DATA SHOWN –
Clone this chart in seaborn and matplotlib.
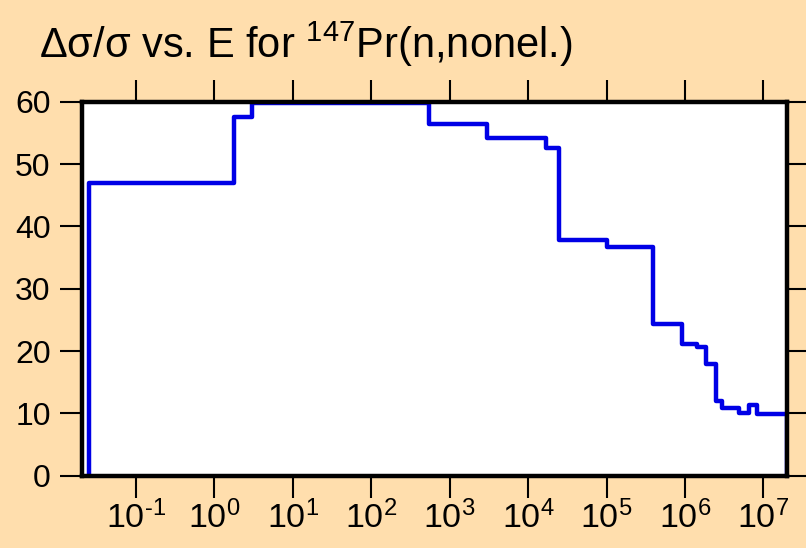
import matplotlib
matplotlib.use("Agg")
import matplotlib.pyplot as plt
import seaborn as sns
import pandas as pd

# Uncertainty steps for 147Pr(n,nonel.): group boundaries (eV) and relative uncertainty (%)
group_edges = [0.0253, 1.78, 3.0, 551, 3020, 16900, 25000, 1.0e5, 3.95e5, 9.2e5,
               1.42e6, 1.86e6, 2.5e6, 2.98e6, 4.86e6, 6.5e6, 8.2e6, 2.0e7]
rel_unc = [47.0, 57.5, 59.8, 56.5, 54.2, 52.5, 37.8, 36.7, 24.4, 21.2,
           20.7, 17.9, 12.0, 10.9, 10.1, 11.4, 9.9]

x_exponents = [-1, 0, 1, 2, 3, 4, 5, 6, 7]
y_ticks = [0, 10, 20, 30, 40, 50, 60]
x_range = (0.0205, 2.0e7)
y_range = (0, 60)

bg = "#FFDEAD"

sns.set_theme(style="ticks")
plt.rcParams["font.family"] = ["Liberation Sans", "DejaVu Sans"]
plt.rcParams["mathtext.fontset"] = "custom"
plt.rcParams["mathtext.rm"] = "Liberation Sans"
plt.rcParams["mathtext.it"] = "Liberation Sans"
plt.rcParams["mathtext.bf"] = "Liberation Sans"
plt.rcParams["axes.unicode_minus"] = False

# Closed step outline: rise from zero at the first edge, fall back to zero at the last
xs = [group_edges[0]] + group_edges[:-1] + [group_edges[-1], group_edges[-1]]
ys = [0.0] + rel_unc + [rel_unc[-1], 0.0]
df = pd.DataFrame({"E": xs, "unc": ys})

fig = plt.figure(figsize=(8.06, 5.48), dpi=100, facecolor=bg)
ax = fig.add_axes([82 / 806, 1 - 475.7 / 548, (787 - 82) / 806, (475.7 - 101.7) / 548])
ax.set_facecolor("white")

sns.lineplot(data=df, x="E", y="unc", ax=ax, estimator=None, sort=False,
             drawstyle="steps-post", color="#0000E6", linewidth=3.2)

ax.set_xscale("log")
ax.set_xlim(*x_range)
ax.set_ylim(*y_range)
ax.set_xticks([10.0 ** e for e in x_exponents])
ax.set_xticklabels([f"$10^{{\\text{{{e}}}}}$" for e in x_exponents])
ax.xaxis.set_minor_locator(matplotlib.ticker.NullLocator())
ax.set_yticks(y_ticks)
ax.set_yticklabels([str(v) for v in y_ticks])
ax.set_xlabel("")
ax.set_ylabel("")

for side in ["left", "right", "top", "bottom"]:
    ax.spines[side].set_visible(True)
    ax.spines[side].set_linewidth(3.2)
    ax.spines[side].set_color("black")

ax.tick_params(axis="both", which="major", direction="out", length=15.5, width=1.5,
               color="black", labelcolor="black",
               top=True, right=True, labeltop=False, labelright=False)
ax.tick_params(axis="y", pad=7, labelsize=23)
ax.tick_params(axis="x", pad=2.5, labelsize=24.5)

fig.text(39 / 806, 1 - 58.3 / 548, "Δσ/σ vs. E for $^{147}$Pr(n,nonel.)",
         ha="left", va="baseline", fontsize=30, color="black")

fig.savefig("out.png", dpi=100, facecolor=bg)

INSTRUCTIONS FOR THE TASK – Determine the number of lines in the listing that hold the word "seaborn", and supply that number and nothing further.

OUTPUT OF THE EXERCISE – 2